Take Great Photos When You Travel and At Home
Travel may still be far off for some, but it’s always good to learn how to take great photos anywhere. I like to wander around my city to take pictures when I can, especially after being in lock down for 90 days.
You don’t need a professional camera; phones take amazing photos too and are easier to carry around. It’s also great when you’re traveling, especially traveling alone as it doesn’t stand out as much as a bulky camera.
All the photos used in this article are taken from my phone, Samsung Galaxy 9 of parts of Toronto. I’ve heard the new iPhone camera is outstanding, but I’m an android person!
Here are some quick tips to take better photos every day or when you next travel. With practice, they are so easy.
Learn Everything About Your Camera
Read the instructions for your camera before you start using it. It’s key to know how to change the exposure and focus.
There are a variety of cameras to choose from, so all I will say is after reading the instructions, practice around your neighbourhood to get comfortable with using the settings in different lighting, motion and areas. The type of phone or camera you get depends on your needs and budget. Most phones these days take amazing photos. To help me pick my first camera years ago, I researched online and then went into a camera store to talk through what I wanted.
Shoot in manual mode. If you’re new to photography, you may not know which camera settings need to be adjusted, including ISO, aperture, and shutter speed. If you want the best images, you need to know how they work together and how to adjust the settings. Here are some tips for shooting in manual mode.
The video and camera capabilities on new phones are very high. The only real issue with the cameras on phones is their limited zoom capabilities. But if you don’t want to spend the money for a camera, they are amazing. It’s important to read the instructions to use your camera properly
Sunrise and Sunset
Light is one of the most important parts of taking amazing images, if not the most important. Soft, warm morning light is the best. Getting an early start also means you’ll have to deal with fewer people also trying to get photos.
One hour after sunrise and before sunset have soft, warm tones and great shadows for pictures.
Sunsets are also great and even the hour after, when the sky is still blue, but lights are turned on.
Good photography takes time. Professionals spend a lot of time to get the perfect photo; sometimes it can take hours. I personally won’t spend even close to that much time to get a photo, especially when I travel! But, if you have some time, even 10 minutes, find a spot that overlooks something scenic or photogenic, and wait for something that catches your eye to capture.
Research Best Spots
Check out blogs, Instagram, Facebook, and travel sites to get ideas about your destination or your hometown. You may not know all of the great places, depending on the size of your city or town. Talk to friends who have been there. Find out where you want to take photos, how difficult it is to get there, and how busy is it at different times of the day. You can also find out which time of day has the best light.

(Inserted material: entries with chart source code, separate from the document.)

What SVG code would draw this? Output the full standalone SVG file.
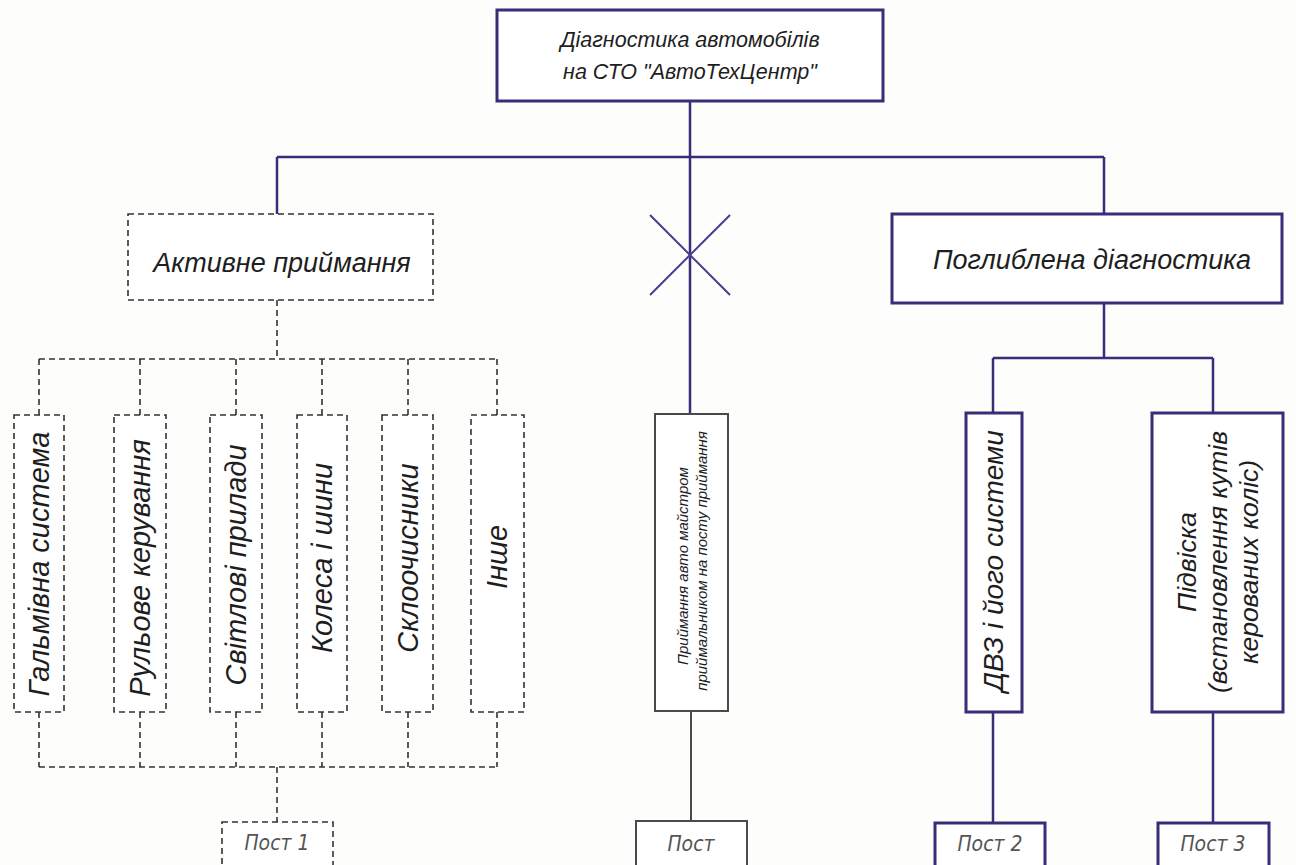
<svg xmlns="http://www.w3.org/2000/svg" width="1296" height="865" viewBox="0 0 1296 865">
<style>
.bg{fill:#fdfdfb}
.solid{fill:#fff;stroke:#372d78;stroke-width:3}
.gray{fill:#fff;stroke:#4a4a4a;stroke-width:2}
.dash{fill:#fff;stroke:#333;stroke-width:1.6;stroke-dasharray:6 4}
.ln{fill:none;stroke:#372d78;stroke-width:2.5}
.lnx{fill:none;stroke:#4c3c94;stroke-width:2}
.lng{fill:none;stroke:#4a4a4a;stroke-width:2}
.lnd{fill:none;stroke:#333;stroke-width:1.6;stroke-dasharray:6 4}
.t{font-family:"Liberation Sans",Arial,sans-serif;font-style:italic;fill:#1e1e1e;text-anchor:middle}
.v{font-size:29px}
.p{font-family:"Liberation Sans Narrow","DejaVu Sans Condensed",sans-serif;font-style:italic;fill:#555;text-anchor:middle;font-size:21px}
</style>
<rect class="bg" x="0" y="0" width="1296" height="865"/>
<g id="connectors">
<path class="ln" d="M690 101V157M277 157H1104M277 157V214M1104 157V214M690 157V414"/>
<path class="lnx" d="M650 215L730 295M730 215L650 295"/>
<path class="lnd" d="M277 300V359M39 359H497M39 359V415M140 359V415M236 359V415M322 359V415M408 359V415M497 359V415"/>
<path class="lnd" d="M39 712V767M140 712V767M236 712V767M322 712V767M408 712V767M497 712V767M39 767H497M277 767V822"/>
<path class="ln" d="M1104 303V358M993 358H1213M993 358V413M1213 358V413M993 712V823M1213 712V823"/>
<path class="lng" d="M691 711V821"/>
</g>
<g id="root">
<rect class="solid" x="497" y="10" width="386" height="91"/>
<text class="t" x="690" y="47" font-size="21.5">Діагностика автомобілів</text>
<text class="t" x="690" y="79" font-size="21.5">на СТО "АвтоТехЦентр"</text>
</g>
<g id="active">
<rect class="dash" x="128" y="214" width="305" height="86"/>
<text class="t" x="282" y="272" font-size="27">Активне приймання</text>
</g>
<g id="deep">
<rect class="solid" x="892" y="214" width="390" height="89"/>
<text class="t" x="1092" y="269" font-size="27">Поглиблена діагностика</text>
</g>
<g id="n1">
<rect class="dash" x="14" y="415" width="50" height="297"/>
<text class="t v" transform="translate(49 564) rotate(-90)">Гальмівна система</text>
</g>
<g id="n2">
<rect class="dash" x="114" y="415" width="52" height="297"/>
<text class="t v" transform="translate(150 568) rotate(-90)">Рульове керування</text>
</g>
<g id="n3">
<rect class="dash" x="210" y="415" width="52" height="297"/>
<text class="t v" transform="translate(246 565) rotate(-90)">Світлові прилади</text>
</g>
<g id="n4">
<rect class="dash" x="297" y="415" width="50" height="297"/>
<text class="t v" transform="translate(332 558) rotate(-90)">Колеса і шини</text>
</g>
<g id="n5">
<rect class="dash" x="382" y="415" width="51" height="297"/>
<text class="t v" transform="translate(418 558) rotate(-90)">Склоочисники</text>
</g>
<g id="n6">
<rect class="dash" x="471" y="415" width="53" height="297"/>
<text class="t v" transform="translate(507 557) rotate(-90)">Інше</text>
</g>
<g id="accept">
<rect class="gray" x="655" y="414" width="73" height="297"/>
<text class="t" font-size="15" transform="translate(688 566) rotate(-90)">Приймання авто майстром</text>
<text class="t" font-size="15" transform="translate(707 561) rotate(-90)">приймальником на посту приймання</text>
</g>
<g id="dvz">
<rect class="solid" x="966" y="413" width="56" height="299"/>
<text class="t" font-size="28" transform="translate(1003 561) rotate(-90)">ДВЗ і його системи</text>
</g>
<g id="susp">
<rect class="solid" x="1152" y="413" width="131" height="299"/>
<text class="t" font-size="26.5" transform="translate(1196 562) rotate(-90)">Підвіска</text>
<text class="t" font-size="26.5" transform="translate(1227 562) rotate(-90)">(встановлення кутів</text>
<text class="t" font-size="26.5" transform="translate(1258 562) rotate(-90)">керованих коліс)</text>
</g>
<g id="post1">
<rect class="dash" x="222" y="822" width="111" height="60"/>
<text class="p" x="277" y="850">Пост 1</text>
</g>
<g id="post0">
<rect class="gray" x="636" y="821" width="111" height="60"/>
<text class="p" x="691" y="851">Пост</text>
</g>
<g id="post2">
<rect class="solid" x="935" y="823" width="110" height="60"/>
<text class="p" x="990" y="851">Пост 2</text>
</g>
<g id="post3">
<rect class="solid" x="1158" y="823" width="111" height="60"/>
<text class="p" x="1213" y="851">Пост 3</text>
</g>
</svg>
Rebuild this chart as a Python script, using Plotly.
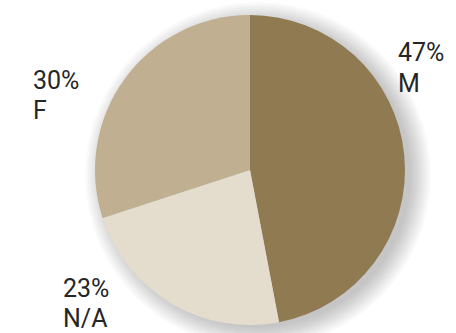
import plotly.graph_objects as go

labels = ["M", "N/A", "F"]
values = [47, 23, 30]
colors = ["#8f7a52", "#e4ddce", "#c0af90"]

W, H = 456, 333
cx, cy, r = 250, 170, 155

fig = go.Figure()
fig.add_trace(go.Pie(
    labels=labels, values=values, sort=False, direction="clockwise", rotation=0,
    marker=dict(colors=colors, line=dict(width=0)),
    textinfo="none", hoverinfo="label+percent", showlegend=False,
    domain=dict(x=[(cx - r) / W, (cx + r) / W], y=[(H - cy - r) / H, (H - cy + r) / H]),
))

# soft drop shadow
shapes = []
n = 10
for i in range(n):
    rr = r - 2 + i * 2.2
    ox, oy = 8, 5
    shapes.append(dict(
        type="circle", xref="paper", yref="paper", layer="below",
        x0=(cx + ox - rr) / W, x1=(cx + ox + rr) / W,
        y0=(H - cy - oy - rr) / H, y1=(H - cy - oy + rr) / H,
        fillcolor="rgba(0,0,0,0.022)", line=dict(width=0),
    ))

# labels: percent text and category text
label_pos = {"M": (397, 44), "F": (32, 71), "N/A": (62, 279)}
font = dict(family="Roboto", size=25, color="#262626")
ann = []
for lab, val in zip(labels, values):
    x, ytop = label_pos[lab]
    for j, txt in enumerate([f"{val}%", lab]):
        ann.append(dict(
            text=txt, xref="paper", yref="paper", showarrow=False,
            x=x / W, y=(H - (ytop + 9 + j * 30)) / H,
            xanchor="left", yanchor="middle", font=font, borderpad=0,
        ))

fig.update_layout(
    width=W, height=H, margin=dict(l=0, r=0, t=0, b=0),
    paper_bgcolor="white", plot_bgcolor="white",
    shapes=shapes, annotations=ann,
)
fig.write_html("out.html")
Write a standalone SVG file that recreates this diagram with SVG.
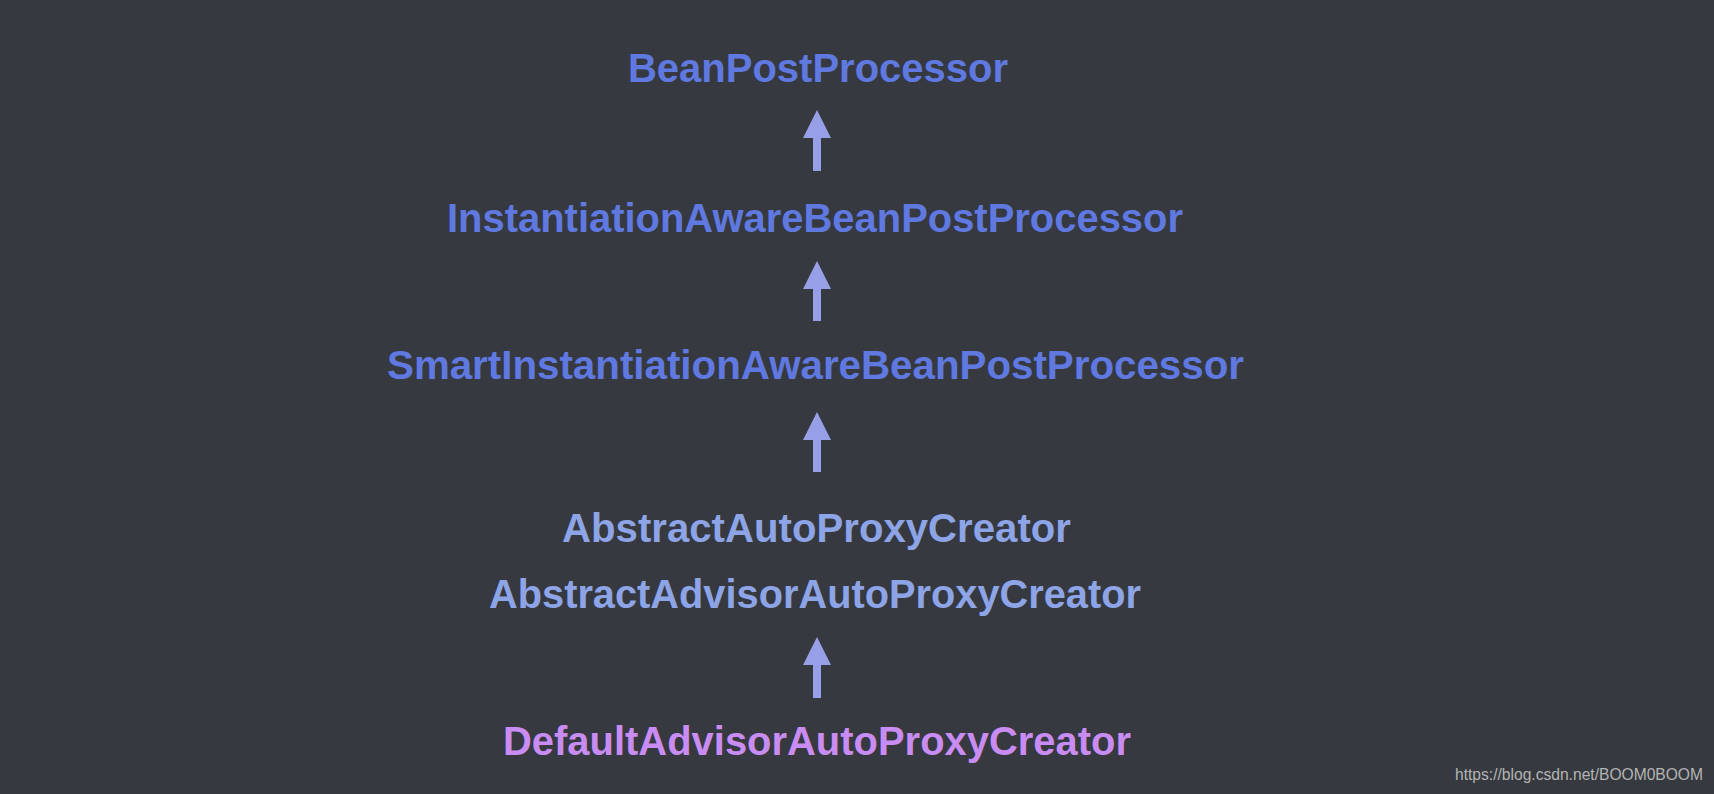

You will probably take photos of the landmarks and of the things you’ve seen from others. Also, try to explore to get pictures of hidden gems. It’s how I get my favourite shots. The best way is to walk around. Get advice from someone where you are staying, or other locals. They can help you take pictures in unique spots and make sure you stay away from dangerous areas.
Quick Reminders and Tips
- Always take your camera with you.
- Make sure you always have a full charge and a portable charger.
- If you have an expensive camera, get insurance for it.
- Always keep everything secure to protect from theft.
- Backup your photos on the cloud or a small hard drive.
- If you have room, get a small tripod. It allows you to set your camera position.